I alluded in an earlier review to the intricate relationships and ever changing combinations of the participating members of a collaborative writing team, primarily known under the shared penname of Patrick Quentin, and the near impossibility to shortly summarize the inner workings of the group for a simple review as this one. Therefore, I will confine myself to the rudimentary facts, and tell you that Death and the Maiden (1939) was written by Hugh Wheeler and Richard Webb, one of the regular tandems of the group, and was signed as by Q. Patrick (as "inconspicious" as an anonym as "Carter Dickson").
Ruckus on the Campus
Death and the Maiden is easily one of the best detective stories I read this year, and has all the ear-marks of a first-rate whodunit: an elaborate, multi-layered woven plot, well-rounded, believable characters and a fairly good setting, however, the best part of the story is that the Webb and Wheeler have taken the intelligence and experience of their readers into the equation. The observant and experienced mystery reader will probably spot the murderer, either deductively or instinctively, before the final chapter, but the story is so diabolically clever and trickily plotted that you're in for a surprise no matter how solid your deductions were or how sensitive your intuition is.
Being able to gauge your readers' intelligence and knowledge of the genre, and acting on them to cleverly mislead them, is one of the greatest gifts a mystery writer can possess – and makes for a satisfying read. It's like both men crossed time and space to point and snicker at me, while saying, "Ha! You thought we came at you from this angle, but then we turned around come at you from that spot." Well played, guys. Well played.

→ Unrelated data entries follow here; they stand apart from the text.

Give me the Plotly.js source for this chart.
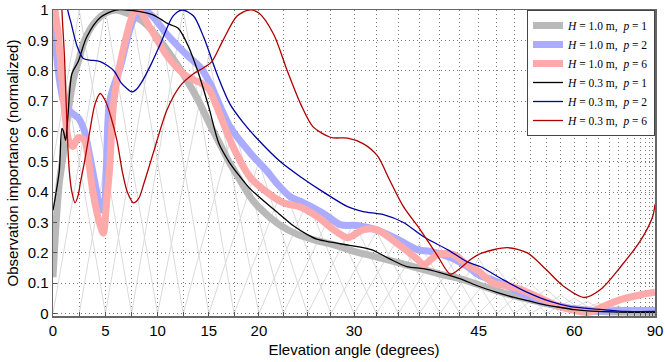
<!DOCTYPE html>
<html><head><meta charset="utf-8">
<script src="https://cdn.plot.ly/plotly-3.0.1.min.js"></script>
<style>html,body{margin:0;padding:0;background:#fff}#chart{width:665px;height:362px}</style>
</head><body><div id="chart"></div>
<script>
// ---- data (elevation in degrees, importance normalized) ----
const tickLabels = [0, 5, 10, 15, 20, 30, 45, 60, 90];
const gridNodes = [0,2.5,5,7.5,10,12.5,15,17.5,20,22.5,25,27.5,30,32.5,35,37.5,40,42.5,45,47.5,50,52.5,55,57.5,60,62.5,65,67.5,70,72.5,75,77.5,80,82.5,85,87.5,90];
const tentHeights = [1,1,1,1,1,1,0.85,0.62,0.5,0.42,0.37,0.33,0.3,0.27,0.25,0.23,0.22,0.2,0.18,0.15,0.12,0.1,0.08,0.06,0.05,0.04,0.035,0.03,0.025,0.02,0.02,0.02,0.02,0.02,0.02,0.02,0.02];
const yTicks = [0,0.1,0.2,0.3,0.4,0.5,0.6,0.7,0.8,0.9,1];

const g1E = [0,0.3,0.6,1,1.5,2,2.5,3,4,5,6,7,8,9,10,11,12,13,14,15,16,17,18,19,20,22,24,26,28,30,32,34,36,38,40,42.5,45,47.5,50,52.5,55,57.5,60,65,70,80,90];
const g1V = [0.12,0.3,0.43,0.53,0.68,0.78,0.84,0.9,0.96,0.99,1.0,0.99,0.975,0.95,0.91,0.865,0.815,0.76,0.70,0.63,0.565,0.5,0.445,0.39,0.35,0.295,0.26,0.24,0.225,0.205,0.19,0.175,0.16,0.145,0.13,0.115,0.095,0.075,0.058,0.045,0.033,0.023,0.016,0.008,0.005,0.004,0.004];

const b1E = [0,0.5,1,1.5,2.5,3,3.5,4,4.5,4.8,5.1,5.4,6.4,7.7,8.6,9.5,10.9,12.9,14.2,15.1,17.1,19.1,20.8,21.8,23.2,24.6,26.7,28.5,30.4,32.6,34.9,37.3,38.8,41.3,43.5,45.2,47,50,52,57.5,64,70,90];
const b1V = [0.98,0.8,0.7,0.67,0.64,0.6,0.52,0.43,0.35,0.34,0.5,0.7,0.81,0.97,1.0,0.98,0.92,0.85,0.81,0.76,0.615,0.53,0.47,0.43,0.385,0.365,0.33,0.293,0.29,0.275,0.245,0.21,0.205,0.185,0.155,0.125,0.11,0.08,0.056,0.023,0.008,0.01,0.01];

const p1E = [0,0.2,0.5,1.1,1.5,1.9,2.4,3.0,3.4,3.8,4.5,4.8,5.1,5.4,5.8,6.7,7.7,8.2,9.3,10.9,11.9,12.9,14.2,15.0,15.8,17.4,19.1,20.8,22.5,24.3,26,27.8,29.3,31,32.6,34.9,37.3,38,39.7,41.7,43.5,45,47,49.5,52,54.6,57,59.3,62.7,66,70.5,77.6,90];
const p1V = [1.1,1.0,0.92,0.67,0.57,0.55,0.58,0.57,0.5,0.4,0.29,0.265,0.365,0.48,0.7,0.87,0.99,1.0,0.94,0.85,0.81,0.78,0.76,0.74,0.68,0.55,0.45,0.4,0.365,0.35,0.32,0.276,0.25,0.276,0.276,0.23,0.178,0.16,0.195,0.194,0.16,0.14,0.1,0.09,0.07,0.046,0.025,0.013,0.004,0.023,0.046,0.062,0.07];

const k3E = [0,0.3,0.6,0.85,1.0,1.2,1.4,1.8,2.4,3.2,4.5,6,7,8.3,9.5,10.3,11,12,13,14,15,16,17,18,19,20,22,23.5,25,26,27.5,29.5,32,34,36,38,40,42.5,45,47.5,50,52.5,55,57.5,60,65,70,80,90];
const k3V = [0.34,0.40,0.47,0.61,0.6,0.57,0.64,0.79,0.83,0.91,0.975,1.0,1.0,0.995,0.985,0.97,0.955,0.94,0.88,0.79,0.68,0.56,0.5,0.455,0.415,0.385,0.33,0.29,0.26,0.245,0.235,0.225,0.21,0.18,0.155,0.148,0.135,0.115,0.09,0.07,0.053,0.04,0.028,0.02,0.013,0.007,0.005,0.004,0.004];

const n3E = [0,0.5,1.0,1.4,1.7,2.3,2.9,3.5,4.5,5.8,6.5,7.1,7.5,8.0,8.6,9.5,10.3,11.5,12.4,13.5,14.5,15.8,17.1,18.4,20,22.2,24.3,26.7,29.3,31,33.3,35.6,38,41,43.5,45.2,48.5,52,55.7,59.3,66,72,90];
const n3V = [1.8,1.4,1.15,1.0,0.96,0.88,0.84,0.835,0.83,0.8,0.76,0.74,0.73,0.74,0.77,0.83,0.89,0.98,1.0,0.98,0.91,0.79,0.69,0.63,0.57,0.5,0.45,0.4,0.352,0.336,0.326,0.3,0.253,0.21,0.17,0.155,0.11,0.07,0.04,0.023,0.013,0.007,0.007];

const r3E = [0,0.5,0.85,1.1,1.35,1.55,1.8,2.1,2.4,2.6,3.0,3.5,4.0,4.5,5.0,5.5,6.1,6.6,7.1,7.7,8.2,8.7,9.6,10.9,12.2,13.5,14.5,15.3,16.4,17.8,19,20,21.5,22.9,24.3,25.6,27.5,29.3,31,32.6,34,35.6,37.6,39.7,41.3,42.6,44,45.5,49,52,55,58,62,65.5,70.6,77.6,85,90];
const r3V = [2.0,1.4,1.0,0.84,0.6,0.47,0.40,0.365,0.39,0.43,0.5,0.6,0.69,0.725,0.7,0.65,0.57,0.47,0.4,0.365,0.38,0.43,0.53,0.67,0.75,0.79,0.81,0.83,0.9,0.98,1.0,0.99,0.92,0.8,0.69,0.615,0.58,0.578,0.56,0.52,0.44,0.352,0.276,0.19,0.13,0.15,0.18,0.2,0.217,0.2,0.145,0.09,0.053,0.08,0.155,0.243,0.32,0.36];

const names = ['<i>H</i> = 1.0 m,  <i>p</i> = 1','<i>H</i> = 1.0 m,  <i>p</i> = 2','<i>H</i> = 1.0 m,  <i>p</i> = 6',
               '<i>H</i> = 0.3 m,  <i>p</i> = 1','<i>H</i> = 0.3 m,  <i>p</i> = 2','<i>H</i> = 0.3 m,  <i>p</i> = 6'];

// ---- build ----
const S = e => Math.sin(e*Math.PI/180);
const tx = [], ty = [];
for (let i = 0; i < gridNodes.length; i++) {
  const h = tentHeights[i];
  const lo = gridNodes[Math.max(0, i-2)], hi = gridNodes[Math.min(gridNodes.length-1, i+2)];
  const e0 = gridNodes[i];
  const yLo = i-2 < 0 ? h*(1 - (e0-lo)/(2*2.5)) : 0;
  const yHi = i+2 > gridNodes.length-1 ? h*(1 - (hi-e0)/(2*2.5)) : 0;
  tx.push(S(lo), S(e0), S(hi), null); ty.push(yLo, h, yHi, null);
}
const traces = [{x: tx, y: ty, mode:'lines', line:{color:'rgb(218,218,218)', width:1}, showlegend:false, hoverinfo:'skip'}];
const series = [
  [g1E,g1V,'rgb(185,185,185)',7],
  [b1E,b1V,'rgb(172,172,255)',7],
  [p1E,p1V,'rgb(255,170,170)',7],
  [k3E,k3V,'rgb(0,0,0)',1.3],
  [n3E,n3V,'rgb(0,0,160)',1.3],
  [r3E,r3V,'rgb(175,0,0)',1.3]
];
series.forEach((s,i)=>traces.push({x:s[0].map(S), y:s[1], mode:'lines', name:names[i],
  line:{color:s[2], width:s[3], shape:'spline', smoothing:0.8}}));

const gridStyle = {showgrid:true, gridcolor:'rgb(120,120,120)', griddash:'1px,3px', gridwidth:1};
const layout = {
  width:665, height:362, margin:{l:53,r:10,t:10,b:46},
  paper_bgcolor:'#fff', plot_bgcolor:'#fff',
  font:{family:'Liberation Sans, Arial, sans-serif', size:15, color:'#000'},
  xaxis:Object.assign({range:[0,1], tickmode:'array', tickvals:gridNodes.map(S),
    ticktext:gridNodes.map(e=>tickLabels.includes(e)?String(e):''),
    ticks:'inside', ticklen:4, tickcolor:'#555', showline:true, linecolor:'#666', linewidth:1.5, mirror:true,
    zeroline:false, title:{text:'Elevation angle (degrees)', standoff:7, font:{size:15}}}, gridStyle),
  yaxis:Object.assign({range:[-0.008,1.0], tickmode:'array', tickvals:yTicks, ticktext:yTicks.map(String),
    ticks:'inside', ticklen:4, tickcolor:'#555', showline:true, linecolor:'#666', linewidth:1.5, mirror:true,
    zeroline:false, title:{text:'Observation importance (normalized)', standoff:5, font:{size:15}}}, gridStyle),
  legend:{x:1, y:1, xanchor:'right', yanchor:'top', bgcolor:'#fff', bordercolor:'#444', borderwidth:1,
    font:{family:'Liberation Serif, serif', size:11.5}, itemwidth:30, tracegroupgap:0},
  showlegend:true
};
Plotly.newPlot('chart', traces, layout, {staticPlot:true});
</script></body></html>
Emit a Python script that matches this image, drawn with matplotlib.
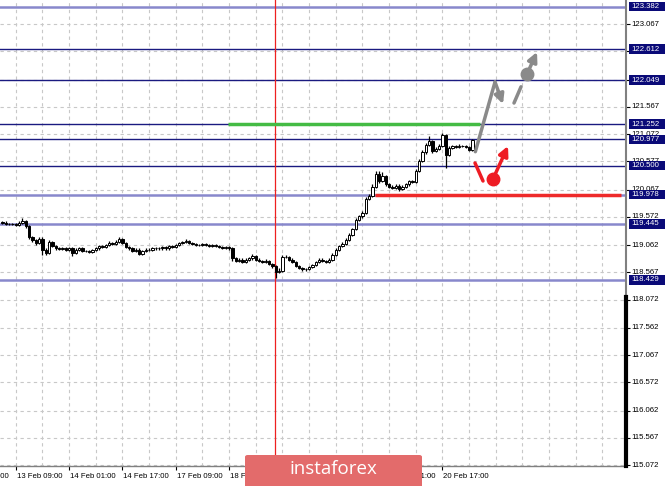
import matplotlib
matplotlib.use("Agg")
import matplotlib.pyplot as plt
import matplotlib.transforms as mtransforms
from matplotlib.patches import FancyArrowPatch, Rectangle, FancyBboxPatch

# ---------------- data ----------------
bar_index = list(range(-4, 138))
opens = [119.48, 119.47, 119.45, 119.44, 119.45, 119.43, 119.46, 119.50, 119.40, 119.20,
         119.15, 119.10, 119.18, 118.98, 118.92, 119.12, 119.05, 119.00, 118.99, 119.00,
         118.98, 119.00, 118.92, 118.98, 119.00, 118.96, 118.95, 118.94, 118.97, 119.00,
         119.05, 119.02, 119.06, 119.10, 119.08, 119.12, 119.17, 119.10, 119.02, 119.00,
         118.96, 118.98, 118.90, 118.95, 118.98, 118.97, 119.01, 119.00, 119.00, 119.02,
         119.00, 119.04, 119.03, 119.06, 119.10, 119.12, 119.14, 119.10, 119.08, 119.07,
         119.06, 119.08, 119.06, 119.05, 119.06, 119.04, 119.03, 119.01, 119.02, 119.00,
         118.82, 118.78, 118.80, 118.76, 118.80, 118.82, 118.86, 118.80, 118.78, 118.76,
         118.78, 118.72, 118.68, 118.58, 118.60, 118.85, 118.84, 118.80, 118.76, 118.68,
         118.65, 118.62, 118.63, 118.66, 118.70, 118.75, 118.80, 118.78, 118.76, 118.80,
         118.88, 118.98, 119.04, 119.08, 119.16, 119.25, 119.35, 119.52, 119.58, 119.65,
         119.90, 119.95, 120.12, 120.35, 120.22, 120.32, 120.16, 120.12, 120.10, 120.14,
         120.08, 120.12, 120.16, 120.22, 120.20, 120.40, 120.58, 120.74, 120.88, 120.95,
         120.76, 120.80, 120.86, 121.05, 120.70, 120.82, 120.85, 120.84, 120.86, 120.85,
         120.84, 120.78]
closes = [119.47, 119.45, 119.44, 119.45, 119.43, 119.46, 119.50, 119.40, 119.20, 119.15,
          119.10, 119.18, 118.98, 118.92, 119.12, 119.05, 119.00, 118.99, 119.00, 118.98,
          119.00, 118.92, 118.98, 119.00, 118.96, 118.95, 118.94, 118.97, 119.00, 119.05,
          119.02, 119.06, 119.10, 119.08, 119.12, 119.17, 119.10, 119.02, 119.00, 118.96,
          118.98, 118.90, 118.95, 118.98, 118.97, 119.01, 119.00, 119.00, 119.02, 119.00,
          119.04, 119.03, 119.06, 119.10, 119.12, 119.14, 119.10, 119.08, 119.07, 119.06,
          119.08, 119.06, 119.05, 119.06, 119.04, 119.03, 119.01, 119.02, 119.00, 118.82,
          118.78, 118.80, 118.76, 118.80, 118.82, 118.86, 118.80, 118.78, 118.76, 118.78,
          118.72, 118.68, 118.58, 118.60, 118.85, 118.84, 118.80, 118.76, 118.68, 118.65,
          118.62, 118.63, 118.66, 118.70, 118.75, 118.80, 118.78, 118.76, 118.80, 118.88,
          118.98, 119.04, 119.08, 119.16, 119.25, 119.35, 119.52, 119.58, 119.65, 119.90,
          119.95, 120.12, 120.35, 120.22, 120.32, 120.16, 120.12, 120.10, 120.14, 120.08,
          120.12, 120.16, 120.22, 120.20, 120.40, 120.58, 120.74, 120.88, 120.95, 120.76,
          120.80, 120.86, 121.05, 120.70, 120.82, 120.85, 120.84, 120.86, 120.85, 120.84,
          120.78, 120.96]
highs = [119.50, 119.49, 119.47, 119.47, 119.47, 119.49, 119.55, 119.52, 119.42, 119.23,
         119.17, 119.21, 119.20, 119.00, 119.15, 119.14, 119.07, 119.02, 119.02, 119.02,
         119.03, 119.02, 119.00, 119.03, 119.02, 118.98, 118.97, 118.99, 119.02, 119.07,
         119.07, 119.08, 119.13, 119.12, 119.15, 119.20, 119.19, 119.12, 119.04, 119.02,
         119.00, 119.00, 118.97, 119.00, 119.00, 119.03, 119.03, 119.02, 119.04, 119.04,
         119.06, 119.06, 119.08, 119.12, 119.14, 119.17, 119.16, 119.12, 119.10, 119.09,
         119.10, 119.10, 119.08, 119.08, 119.08, 119.06, 119.05, 119.04, 119.04, 119.02,
         118.84, 118.82, 118.82, 118.82, 118.85, 118.90, 118.88, 118.82, 118.80, 118.81,
         118.80, 118.74, 118.70, 118.64, 118.88, 118.88, 118.86, 118.82, 118.78, 118.70,
         118.67, 118.65, 118.68, 118.72, 118.78, 118.83, 118.82, 118.80, 118.82, 118.91,
         119.01, 119.07, 119.11, 119.19, 119.28, 119.38, 119.55, 119.61, 119.68, 119.93,
         119.98, 120.16, 120.40, 120.40, 120.38, 120.34, 120.18, 120.15, 120.17, 120.16,
         120.15, 120.19, 120.25, 120.25, 120.44, 120.62, 120.78, 120.92, 121.04, 120.97,
         120.84, 120.90, 121.10, 121.07, 120.85, 120.88, 120.87, 120.89, 120.88, 120.87,
         120.86, 120.98]
lows = [119.45, 119.43, 119.42, 119.42, 119.41, 119.41, 119.44, 119.38, 119.17, 119.12,
        119.07, 119.08, 118.88, 118.89, 118.90, 119.03, 118.98, 118.97, 118.97, 118.96,
        118.96, 118.86, 118.90, 118.96, 118.94, 118.93, 118.92, 118.92, 118.95, 118.98,
        119.00, 119.00, 119.04, 119.06, 119.06, 119.10, 119.08, 119.00, 118.97, 118.94,
        118.94, 118.88, 118.88, 118.93, 118.95, 118.95, 118.98, 118.98, 118.98, 118.98,
        118.98, 119.01, 119.01, 119.04, 119.08, 119.10, 119.08, 119.06, 119.05, 119.04,
        119.04, 119.04, 119.03, 119.03, 119.02, 119.01, 118.99, 118.99, 118.97, 118.78,
        118.75, 118.76, 118.74, 118.74, 118.78, 118.80, 118.78, 118.76, 118.74, 118.74,
        118.70, 118.65, 118.46, 118.55, 118.58, 118.82, 118.78, 118.74, 118.66, 118.63,
        118.60, 118.60, 118.61, 118.64, 118.68, 118.73, 118.76, 118.74, 118.74, 118.78,
        118.86, 118.96, 119.02, 119.06, 119.14, 119.23, 119.33, 119.50, 119.56, 119.63,
        119.88, 119.93, 120.10, 120.18, 120.20, 120.13, 120.09, 120.07, 120.08, 120.05,
        120.06, 120.10, 120.14, 120.18, 120.18, 120.38, 120.56, 120.72, 120.85, 120.73,
        120.74, 120.78, 120.84, 120.46, 120.68, 120.80, 120.82, 120.82, 120.83, 120.82,
        120.76, 120.76]

# horizontal levels
navy_levels = [122.612, 122.049, 121.252, 120.977, 120.500]
lavender_levels = [123.382, 119.978, 119.445, 118.429]
boxed_levels = [123.382, 122.612, 122.049, 121.252, 120.977, 120.500, 119.978, 119.445, 118.429]
green_level = 121.252
green_span = (63.7, 139.3)
red_level = 119.978
red_span = (107.8, 181.6)
vline_index = 77.8

# price scale labels
price_ticks = [115.072, 115.567, 116.062, 116.572, 117.067, 117.562, 118.072, 118.567,
               119.062, 119.572, 120.067, 120.577, 121.072, 121.567, 122.062, 122.572, 123.067]
# time labels
time_tick_index = [-16, 0, 16, 32, 48, 64, 80, 96, 112, 128]
time_tick_labels = ["12 Feb 17:00", "13 Feb 09:00", "14 Feb 01:00", "14 Feb 17:00",
                    "17 Feb 09:00", "18 Feb 01:00", "18 Feb 17:00", "19 Feb 09:00",
                    "20 Feb 01:00", "20 Feb 17:00"]

# forecast arrows (bar index, price)
grey_path = [(137.9, 120.754), (143.8, 122.017)]
grey_arrow = [(143.8, 122.017), (146.2, 121.618)]
grey_dash = [(149.5, 121.636), (151.6, 121.93)]
grey_dot = (153.4, 122.162)
grey_arrow2 = [(153.4, 122.162), (156.4, 122.561)]
red_stroke = [(137.8, 120.549), (140.2, 120.223)]
red_dot = (143.2, 120.259)
red_arrow = [(143.2, 120.259), (147.7, 120.857)]

# ---------------- figure ----------------
W, H = 665, 486
fig = plt.figure(figsize=(W / 100, H / 100), dpi=100)
ax_w, ax_h = 626, 466
ax = fig.add_axes([0, (H - ax_h) / H, ax_w / W, ax_h / H])
ax.set_facecolor("white")

# spines / ticks
for s in ["top", "left"]:
    ax.spines[s].set_visible(False)
ax.spines["right"].set_color("#808080")
ax.spines["right"].set_linewidth(1.5)
ax.spines["bottom"].set_color("#808080")
ax.spines["bottom"].set_linewidth(1.0)
ax.set_xticks(time_tick_index)
ax.set_xticklabels([])
ax.tick_params(axis="x", length=3, width=0.8, color="black", direction="out")
ax.yaxis.tick_right()
ax.set_yticks(price_ticks)
ax.set_yticklabels([])
ax.tick_params(axis="y", length=3, width=0.8, color="black", direction="out")
ax.plot([1.0, 1.0], [0, (466 - 297) / 466], transform=ax.transAxes, color="black",
        lw=3, clip_on=False, zorder=5)

# grid
grid_kw = dict(color="#c8c8c8", lw=0.8, ls=(0, (3, 3)), zorder=0)
for gx in range(-16, 184, 8):
    ax.axvline(gx, **grid_kw)
for p in price_ticks:
    ax.axhline(p, **grid_kw)

# levels
for lv in navy_levels:
    ax.axhline(lv, color="#1a1a80", lw=1.0, zorder=2)
for lv in lavender_levels:
    ax.axhline(lv, color="#8888cc", lw=1.8, zorder=2)
ax.plot(green_span, [green_level, green_level], color="#44bb44", lw=2.5, zorder=3,
        solid_capstyle="butt")
ax.plot(red_span, [red_level, red_level], color="#ee2a2a", lw=2.5, zorder=3,
        solid_capstyle="butt")
ax.axvline(vline_index, color="#ee2020", lw=0.9, zorder=2)

# candles
for i, o, h, l, c in zip(bar_index, opens, highs, lows, closes):
    ax.vlines(i, l, h, color="black", lw=0.9, zorder=4)
    up = c >= o
    ax.bar(i, c - o if abs(c - o) > 0.004 else 0.004, bottom=o, width=0.7,
           color="white" if up else "black", edgecolor="black", lw=0.7, zorder=5)

# forecast arrows
grey = "#8a8a8a"
ax.plot(*zip(*grey_path), color=grey, lw=2.5, zorder=6, solid_capstyle="round")
ax.add_patch(FancyArrowPatch(grey_arrow[0], grey_arrow[1], arrowstyle="-|>",
                             mutation_scale=14, color=grey, lw=2.5, zorder=6,
                             shrinkA=0, shrinkB=0))
ax.plot(*zip(*grey_dash), color=grey, lw=2.5, zorder=6, solid_capstyle="round")
ax.plot(*grey_dot, "o", color=grey, ms=9, zorder=6)
ax.add_patch(FancyArrowPatch(grey_arrow2[0], grey_arrow2[1], arrowstyle="-|>",
                             mutation_scale=14, color=grey, lw=2.5, zorder=6,
                             shrinkA=0, shrinkB=0))
red = "#ee1c24"
ax.plot(*zip(*red_stroke), color=red, lw=2.5, zorder=6, solid_capstyle="round")
ax.plot(*red_dot, "o", color=red, ms=9, zorder=6)
ax.add_patch(FancyArrowPatch(red_arrow[0], red_arrow[1], arrowstyle="-|>",
                             mutation_scale=14, color=red, lw=2.5, zorder=6,
                             shrinkA=0, shrinkB=0))
ax.set_xlim(-4.71, 183.1)
ax.set_ylim(115.058, 123.503)

# price labels
font = "Liberation Sans"
fs = 5.6
ytrans = mtransforms.blended_transform_factory(fig.transFigure, ax.transData)
for p in price_ticks:
    fig.text(631.5 / W, p, f"{p:.3f}", transform=ytrans, ha="left", va="center",
             fontsize=fs, family=font, color="black", zorder=10)
box_h = 9.5 / 55.18
for lv in boxed_levels:
    fig.add_artist(Rectangle((629 / W, lv - box_h / 2), (W - 629) / W, box_h,
                             transform=ytrans, facecolor="#0a0a78", edgecolor="none",
                             zorder=11))
    fig.text(631.5 / W, lv, f"{lv:.3f}", transform=ytrans, ha="left", va="center",
             fontsize=fs, family=font, color="white", zorder=12)

# time labels
xtrans = mtransforms.blended_transform_factory(ax.transData, fig.transFigure)
for idx, lab in zip(time_tick_index, time_tick_labels):
    fig.text(idx + 0.3, (H - 476) / H, lab, transform=xtrans, ha="left", va="center",
             fontsize=fs, family=font, color="black", zorder=10)

# watermark logo
fig.add_artist(FancyBboxPatch((245 / W, -0.02), 177 / W, (486 - 455) / H + 0.02,
                              boxstyle="round,pad=0,rounding_size=0.004",
                              transform=fig.transFigure, facecolor="#e36b6b",
                              edgecolor="none", zorder=20))
fig.text(333 / W, (486 - 469) / H, "instaforex", ha="center", va="center",
         fontsize=13.5, family="Open Sans", color="white", zorder=21)

fig.savefig("out.png", dpi=100)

This fiendishly cunning story revolves around Grace Hough, not one of the most popular woman on campus, who's been receiving a string of special delivery letters – which everyone presumes to be love notes from a mysterious admirer or even a secret lover. But the letters become sinister tell-tale clues, when, after a short disappearance, her body is dragged from the river of a small town – twenty miles removed from the campus grounds.
The efficient Lieutenant Trant is put on the case and skillfully unsnarls a tangled and complicated web of lies, motives and clues to discover who from the small pool of suspects, consisting of fellow students and faculty members, murdered the unpopular and dangerous Grace Hough – who's final actions resembled that of a kamikaze pilot. It's really no wonder she ended up with a dent in the back of her skull.
Lieutenant Trant is a memorable detective without being an overbearing, eccentric snob who spouts Latin phrases and quotes obscure passages from Shakespeare every five minutes. He's a shrewd, scheming homicide detective who's cut from the same mold as his colleague Lieutenant Columbo. Just like him, Lt. Trant has a knack for wreaking havoc on the nerves of suspects and knows how to give them more than enough rope to hang themselves with. In a way, his personality and police methods makes it almost disappointing that the plot wasn't constructed as an inverted detective story.
On a final note, I have to say that Patrick Quentin has impressed me as a mature equivalent of Ellery Queen. Quentin's detective stories boost the same complex, multi-layered plots and clueing as Ellery Queen, but their tone was more serious, their themes darker and they were simply better at creating characters.
Concisely, this is a five-star detective story – worthy of being labeled a classic.